To Short Sale Or Not To Short Sale

Just how is the average American supposed to make their way through the existing real estate market and foreclosure crisis?

Real estate values are down 50 percent or more in some areas from their values at the peak of the market and unemployment in California is above the ten percent mark. Across the nation, over one third of individuals who own their homes owe more than their homes are worth. Better than one out of every eight home loans are delinquent in some respect, and there doesn’t seem to be an end in sight.

If you are in the position of defaulting on your home loan, you have only a handful of avenues to go: a loan modification, a foreclosure or a short sale. A lot of the advise you will get these days would point towards the short sales, as they offer a benefit to real estate agents, lenders and buyers. But are short sales the best option available to the actual home owner?

Generally, it truly is not in your best interest, even though those working with you during this time of need may want you to believe it is.

If we take a closer look, we can see the consequences to various actions. So you are struggling to make mortgage payments. If you should stop making payments, what will happen?

An immediate consequence is that your credit will be harmed. Your credit score is crucial to future lenders who may have to decide at some later point if you are worthy of making a loan to, and could mean you have to turn to private money in the future. Additionally, your credit score is also being used by potential landlords and employers. It’s not a figure to be taken lightly.

Your FICO, or credit score is created with old and proprietary formulas using data collected from your entire credit history. These credit scores are basically an indicator of how likely an individual is to default during the first two years of a loan, and are used by almost everyone who extends credit.

Other companies have their own formulas that do pretty much the same thing. On another popular credit score scale, which runs from 500 to 990, stopping payments on all your loans will drop you into the low 600s.

If you have a credit score of less than 600 these days, getting a loan for any purpose can be very hard (unless you are looking at going with private hard money lenders). When deciding on which direction you want to go, doing a short sale of your house will not save your credit, contrary to what many may want you to believe. So are there any benefits to short selling your house instead of walking away?

The biggest benefit is getting the debt you owe forgiven (be sure to read the fine print), and avoiding a foreclosure on your credit. A short sale will impact your credit score about the same as a foreclosure, but with a short sale, you will be eligible for another conventional type loan in about two years or so, as opposed to three or more that a foreclosure will require.

You may want to consider looking into loan modification.

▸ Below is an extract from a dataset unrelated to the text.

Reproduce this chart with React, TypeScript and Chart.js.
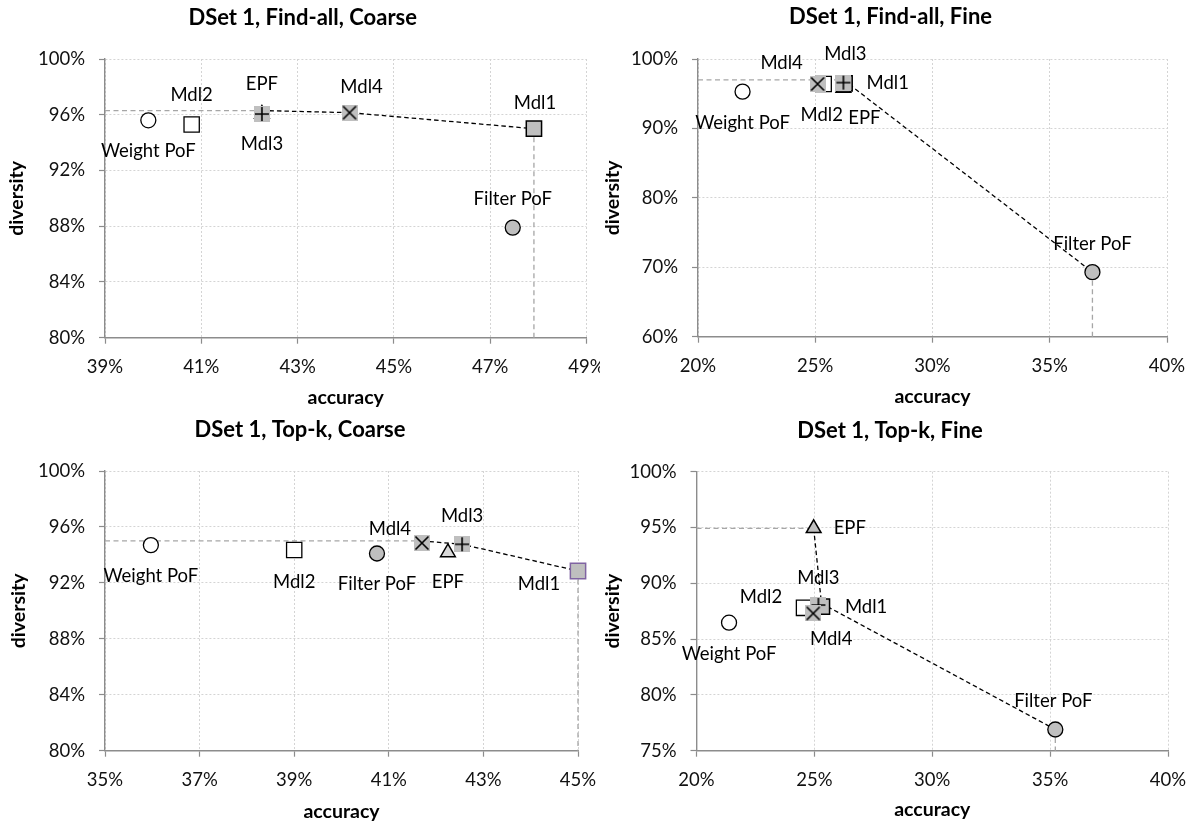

Oftentimes, this is a long process to work with the banks on, but if you need to stay in your home and save your credit, a loan modification may be a better solution to look at.

You must to do your own research before you choose which direction or option you are going to pursue. It will also matter in which state you live, as there will be different ramifications for the various options. Locate a good real estate professional and/or real estate lawyer, make an appointment, and discuss all your options before you make a decision. When making this decision, make sure you are comfortable with the direction you choose, good luck!